**Data**
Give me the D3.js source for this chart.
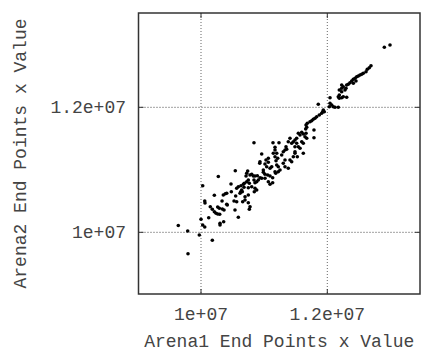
<!DOCTYPE html>
<html>
<head>
<meta charset="utf-8">
<script src="https://cdn.jsdelivr.net/npm/d3@7"></script>
<style>
  body { margin: 0; background: #fff; }
  text { font-family: "Courier New", "Liberation Mono", monospace; fill: #444; }
</style>
</head>
<body>
<svg id="chart" width="423" height="352"></svg>
<script>
// Arena1 vs Arena2 end points x value (millions)
const arena1 = [
  9.640, 9.789, 9.794, 9.973, 10.179, 10.000, 10.027, 10.059, 10.027, 10.059,
  10.063, 10.122, 10.147, 10.211, 10.179, 10.211, 10.238, 10.264, 10.296, 10.301,
  10.301, 10.359, 10.264, 10.290, 10.337, 10.364, 10.333, 10.416, 10.385, 10.475,
  10.480, 10.523, 10.538, 10.549, 10.565, 10.591, 10.629, 10.654, 10.618, 10.591,
  10.670, 10.681, 10.724, 10.749, 10.713, 10.274, 10.765, 10.697, 10.660, 10.697,
  10.839, 11.140, 11.235, 10.961, 11.172, 11.199, 11.172, 11.215, 11.188, 11.029,
  11.066, 11.013, 11.040, 10.930, 10.543, 10.739, 10.724, 10.803, 10.828, 10.855,
  10.892, 10.934, 10.961, 10.987, 11.013, 11.056, 11.093, 11.135, 11.183, 11.224,
  11.066, 11.093, 11.135, 10.686, 10.749, 10.765, 10.839, 10.855, 10.882, 10.907,
  10.803, 10.633, 10.644, 10.855, 10.882, 10.844, 10.407, 10.353, 10.749, 10.565,
  10.407, 10.749, 10.776, 11.663, 11.674, 11.658, 11.789, 11.541, 11.568, 11.595,
  11.620, 11.515, 11.488, 11.462, 11.436, 11.674, 11.409, 11.382, 11.541, 11.568,
  11.346, 11.357, 11.330, 11.303, 11.172, 11.145, 11.488, 11.488, 11.620, 11.462,
  11.525, 11.409, 11.436, 11.278, 11.330, 11.303, 11.066, 10.934, 11.199, 11.224,
  11.330, 11.382, 11.120, 11.093, 10.987, 11.172, 11.251, 10.776, 11.013, 12.190,
  12.228, 12.253, 12.228, 12.280, 12.190, 12.190, 12.228, 12.043, 12.043, 12.032,
  12.070, 12.095, 12.122, 11.857, 11.937, 11.927, 11.911, 11.873, 11.832, 11.805,
  11.778, 11.753, 11.726, 11.683, 11.789, 11.663, 11.647, 11.595, 11.620, 11.515,
  11.488, 12.903, 12.993, 12.692, 12.665, 12.633, 12.613, 12.570, 12.545, 12.518,
  12.491, 12.466, 12.439, 12.412, 12.386, 12.359, 12.332, 12.307, 12.454, 12.412,
  12.228, 12.174, 12.307, 12.253, 12.296, 11.952, 12.174
];
const arena2 = [
  10.109, 10.021, 9.658, 9.957, 9.872, 10.208, 10.117, 10.085, 10.746, 10.501,
  10.469, 10.234, 10.410, 10.592, 10.368, 10.330, 10.304, 10.293, 10.288, 10.144,
  10.117, 10.170, 10.405, 10.384, 10.373, 10.357, 10.501, 10.437, 10.618, 10.773,
  10.650, 10.501, 10.357, 10.581, 10.704, 10.730, 10.650, 10.650, 10.624, 10.240,
  10.768, 10.720, 10.810, 10.714, 10.901, 10.893, 10.368, 10.517, 10.490, 10.570,
  11.434, 11.434, 11.434, 11.253, 11.317, 11.264, 11.210, 11.184, 11.146, 11.157,
  11.120, 11.093, 11.050, 11.104, 10.986, 10.981, 10.944, 10.928, 10.901, 10.901,
  10.906, 10.874, 10.864, 10.960, 10.928, 10.917, 10.901, 10.874, 10.944, 10.970,
  10.810, 10.768, 10.794, 10.784, 10.837, 10.784, 10.837, 10.794, 10.810, 10.837,
  10.730, 10.746, 10.677, 10.704, 10.677, 10.650, 10.624, 10.597, 10.597, 10.490,
  10.448, 10.474, 10.410, 11.717, 11.680, 11.653, 11.514, 11.584, 11.557, 11.600,
  11.573, 11.504, 11.477, 11.450, 11.424, 11.504, 11.504, 11.450, 11.370, 11.344,
  11.370, 11.328, 11.317, 11.290, 11.360, 11.264, 11.290, 11.264, 11.264, 11.210,
  11.210, 11.157, 11.130, 11.237, 11.157, 11.104, 11.184, 11.130, 11.077, 11.050,
  11.050, 11.024, 11.050, 11.024, 10.997, 10.970, 10.997, 10.917, 10.864, 12.277,
  12.304, 12.330, 12.357, 12.277, 12.197, 12.144, 12.154, 12.154, 12.064, 12.010,
  12.037, 12.010, 12.000, 12.048, 11.957, 11.930, 11.904, 11.877, 11.850, 11.824,
  11.808, 11.786, 11.770, 11.744, 11.637, 11.584, 11.530, 11.450, 11.424, 11.424,
  11.370, 12.960, 12.997, 12.666, 12.634, 12.608, 12.570, 12.544, 12.528, 12.517,
  12.501, 12.490, 12.464, 12.448, 12.421, 12.394, 12.368, 12.357, 12.421, 12.384,
  12.250, 12.170, 12.160, 12.170, 12.304, 11.930, 12.000
];
const xTicks = [1.0e7, 1.2e7];
const yTicks = [1.0e7, 1.2e7];
const xTickLabels = ['1e+07', '1.2e+07'];
const yTickLabels = ['1e+07', '1.2e+07'];
const xTitle = 'Arena1 End Points x Value';
const yTitle = 'Arena2 End Points x Value';

const points = arena1.map((v, i) => ({ x: v * 1e6, y: arena2[i] * 1e6 }));

const plotL = 138.5, plotR = 420, plotT = 13, plotB = 294;
const x = d3.scaleLinear().domain([9.01e6, 13.468e6]).range([plotL, plotR]);
const y = d3.scaleLinear().domain([9.013e6, 13.509e6]).range([plotB, plotT]);

const svg = d3.select('#chart');

// grid lines (dotted)
svg.append('g').selectAll('line')
  .data(xTicks).enter().append('line')
  .attr('x1', d => x(d)).attr('x2', d => x(d))
  .attr('y1', plotT).attr('y2', plotB)
  .attr('stroke', '#666').attr('stroke-dasharray', '1,2');
svg.append('g').selectAll('line')
  .data(yTicks).enter().append('line')
  .attr('x1', plotL).attr('x2', plotR)
  .attr('y1', d => y(d)).attr('y2', d => y(d))
  .attr('stroke', '#444').attr('stroke-dasharray', '1,2');

// inward ticks on all four sides
const tickLen = 5;
const tg = svg.append('g').attr('stroke', '#333');
xTicks.forEach(d => {
  tg.append('line').attr('x1', x(d)).attr('x2', x(d)).attr('y1', plotB).attr('y2', plotB - tickLen);
  tg.append('line').attr('x1', x(d)).attr('x2', x(d)).attr('y1', plotT).attr('y2', plotT + tickLen);
});
yTicks.forEach(d => {
  tg.append('line').attr('x1', plotL).attr('x2', plotL + tickLen).attr('y1', y(d)).attr('y2', y(d));
  tg.append('line').attr('x1', plotR).attr('x2', plotR - tickLen).attr('y1', y(d)).attr('y2', y(d));
});

// points
svg.append('g').selectAll('circle')
  .data(points).enter().append('circle')
  .attr('cx', d => x(d.x))
  .attr('cy', d => y(d.y))
  .attr('r', 1.8)
  .attr('fill', '#000');

// frame
svg.append('rect')
  .attr('x', plotL).attr('y', plotT)
  .attr('width', plotR - plotL).attr('height', plotB - plotT)
  .attr('fill', 'none').attr('stroke', '#333').attr('stroke-width', 1.5);

// tick labels
svg.append('g').selectAll('text')
  .data(xTicks).enter().append('text')
  .attr('x', d => x(d)).attr('y', 320)
  .attr('text-anchor', 'middle')
  .style('font-size', '18px')
  .text((d, i) => xTickLabels[i]);
svg.append('g').selectAll('text')
  .data(yTicks).enter().append('text')
  .attr('x', 126).attr('y', d => y(d)).attr('dy', '0.32em')
  .attr('text-anchor', 'end')
  .style('font-size', '18px')
  .text((d, i) => yTickLabels[i]);

// axis titles
svg.append('text')
  .attr('x', (plotL + plotR) / 2).attr('y', 347)
  .attr('text-anchor', 'middle')
  .style('font-size', '18px')
  .text(xTitle);
svg.append('text')
  .attr('transform', 'translate(26,' + (plotT + plotB) / 2 + ') rotate(-90)')
  .attr('text-anchor', 'middle')
  .style('font-size', '18px')
  .text(yTitle);
</script>
</body>
</html>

**Written exercise**
Copy all lines in the listing above where the string "chart" appears.

**Solution**
Give me the D3.js source for this chart.
<svg id="chart" width="423" height="352"></svg>
const svg = d3.select('#chart');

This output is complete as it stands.